_EXERCISE GOAL_: Output the first line of the listing and each line after it, up to and including the line that contains "(0,0) rectangle (1111,837);", exactly as written, minus the pictures.

_SUPPLIED MATERIAL_:
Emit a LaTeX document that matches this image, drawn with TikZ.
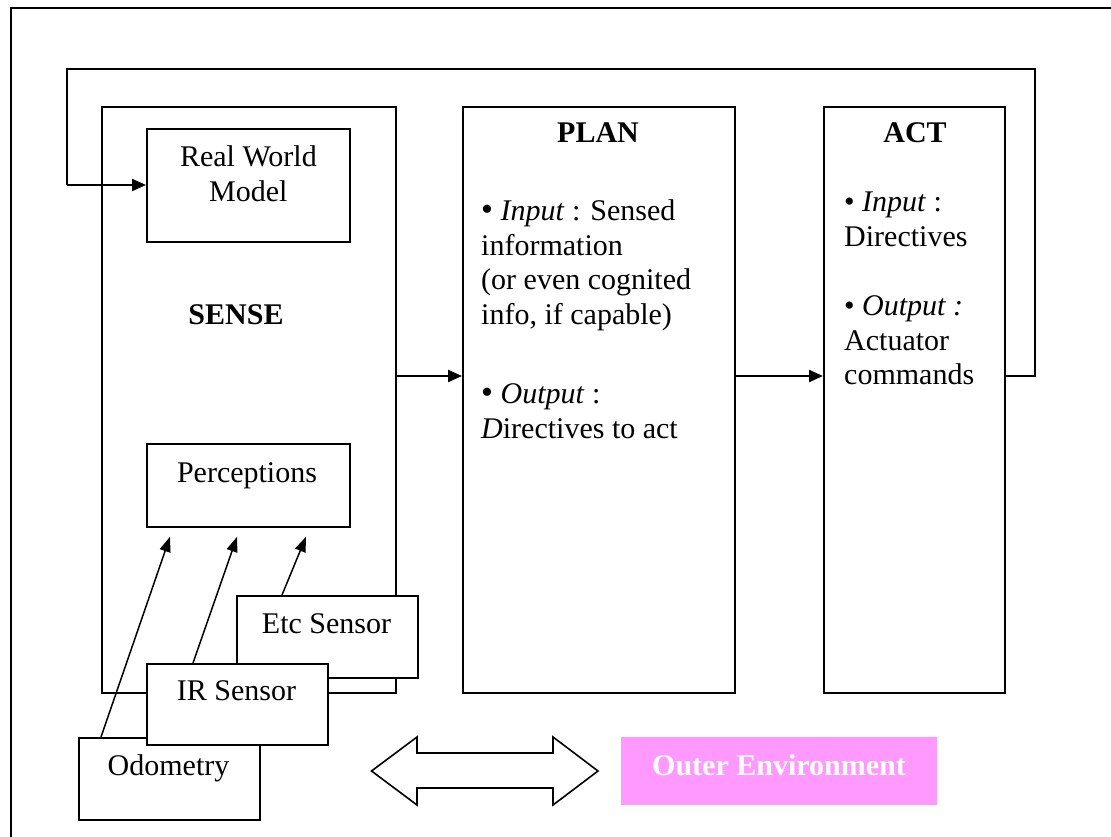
\documentclass[tikz,border=0pt]{standalone}
\usepackage{fontspec}
\setmainfont{Liberation Serif}
\usetikzlibrary{arrows.meta}

\newcommand{\bodyfont}{\fontsize{30}{34.5}\selectfont}
\tikzset{
  box/.style={draw, line width=1.8pt, inner sep=0pt, anchor=north west, fill=white},
  lbl/.style={inner sep=0pt, font=\bodyfont},
  title/.style={inner sep=0pt, font=\bodyfont\bfseries, anchor=base},
  flow/.style={line width=2.2pt, -{Triangle[length=14pt,width=12pt]}},
  feed/.style={line width=2.2pt},
  sensearrow/.style={line width=1.5pt, -{Triangle[length=15pt,width=11pt]}},
}

\begin{document}
\begin{tikzpicture}[x=1pt,y=-1pt]
\useasboundingbox (0,0) rectangle (1111,837);

% outer frame (only top and left edges lie inside the page)
\draw[line width=1.8pt] (11,837) -- (11,8) -- (1111,8);

% SENSE block with its inner parts
\node[box, minimum width=294pt, minimum height=586pt] (sense) at (101,106) {};
\node[box, minimum width=203pt, minimum height=113pt] (rwm) at (146,128) {};
\node[box, minimum width=203pt, minimum height=83pt] (perc) at (146,443) {};
\node[lbl, anchor=north, align=center] (rwmtext) at ([yshift=-17.5pt]rwm.north) {Real World\\Model};
\node[lbl, anchor=base] (perctext) at (247,482) {Perceptions};
\node[title] (sensetext) at (236,324) {SENSE};

% PLAN block
\node[box, minimum width=272pt, minimum height=586pt] (plan) at (462,106) {};
\node[title] (plantitle) at (598,143) {PLAN};
\node[lbl, anchor=north west, align=left] (plantext) at (481,199.5)
  {{\fontsize{34}{34.5}\selectfont•} \textit{Input} : Sensed\\
   information\\
   (or even cognited\\
   info, if capable)\\[45pt]
   {\fontsize{34}{34.5}\selectfont•} \textit{Output} :\\
   \textit{D}irectives to act};

% ACT block
\node[box, minimum width=181pt, minimum height=586pt] (act) at (823,106) {};
\node[title] (acttitle) at (915,143) {ACT};
\node[lbl, anchor=north west, align=left] (acttext) at (844,192)
  {• \textit{Input} :\\
   Directives\\[35pt]
   • \textit{Output :}\\
   Actuator\\
   commands};

% sensors, stacked
\node[box, minimum width=181pt, minimum height=82pt] (odo) at (78,737) {};
\node[box, minimum width=181pt, minimum height=82pt] (etc) at (236,595) {};
\node[box, minimum width=181pt, minimum height=81pt] (ir) at (146,663) {};
\node[lbl, anchor=base] (etctext) at (326.5,633) {Etc Sensor};
\node[lbl, anchor=base] (irtext) at (236.5,700) {IR Sensor};
\node[lbl, anchor=base] (odotext) at (168.5,775) {Odometry};

% sensor readings feeding the perceptions
\draw[sensearrow] ([xshift=23pt]odo.north west) -- ([xshift=24pt,yshift=-9pt]perc.south west);
\draw[sensearrow] ([xshift=47pt]ir.north west) -- ([xshift=91pt,yshift=-9pt]perc.south west);
\draw[sensearrow] ([xshift=46pt]etc.north west) -- ([xshift=160pt,yshift=-9pt]perc.south west);

% main flow
\coordinate (lvl) at (0,376);
\draw[flow] (sense.east |- lvl) -- (plan.west |- lvl);
\draw[flow] (plan.east |- lvl) -- (act.west |- lvl);

% feedback loop from ACT back to the world model
\coordinate (fbr) at (1035,376);
\coordinate (fbtr) at (1035,69);
\coordinate (fbtl) at (67,69);
\coordinate (fbl) at (67,185);
\draw[feed] (act.east |- lvl) -- (fbr) -- (fbtr) -- (fbtl) -- (fbl);
\draw[flow] (fbl) -- (rwm.west |- fbl);

% interaction with the environment
\draw[line width=1.6pt, fill=white, line join=miter]
  (371.5,771) -- (417,737) -- (417,753) -- (553,753) -- (553,737) -- (598,771)
  -- (553,805) -- (553,788) -- (417,788) -- (417,805) -- cycle;
\definecolor{envpink}{HTML}{FF99FF}
\node[fill=envpink, inner sep=0pt, minimum width=316pt, minimum height=68pt, anchor=north west] (env) at (621,737) {};
\node[title, text=white] (envtext) at (779,775) {Outer Environment};
\end{tikzpicture}
\end{document}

_RESPONSE BELOW_:
Emit a LaTeX document that matches this image, drawn with TikZ.
\documentclass[tikz,border=0pt]{standalone}
\usepackage{fontspec}
\setmainfont{Liberation Serif}
\usetikzlibrary{arrows.meta}

\newcommand{\bodyfont}{\fontsize{30}{34.5}\selectfont}
\tikzset{
  box/.style={draw, line width=1.8pt, inner sep=0pt, anchor=north west, fill=white},
  lbl/.style={inner sep=0pt, font=\bodyfont},
  title/.style={inner sep=0pt, font=\bodyfont\bfseries, anchor=base},
  flow/.style={line width=2.2pt, -{Triangle[length=14pt,width=12pt]}},
  feed/.style={line width=2.2pt},
  sensearrow/.style={line width=1.5pt, -{Triangle[length=15pt,width=11pt]}},
}

\begin{document}
\begin{tikzpicture}[x=1pt,y=-1pt]
\useasboundingbox (0,0) rectangle (1111,837);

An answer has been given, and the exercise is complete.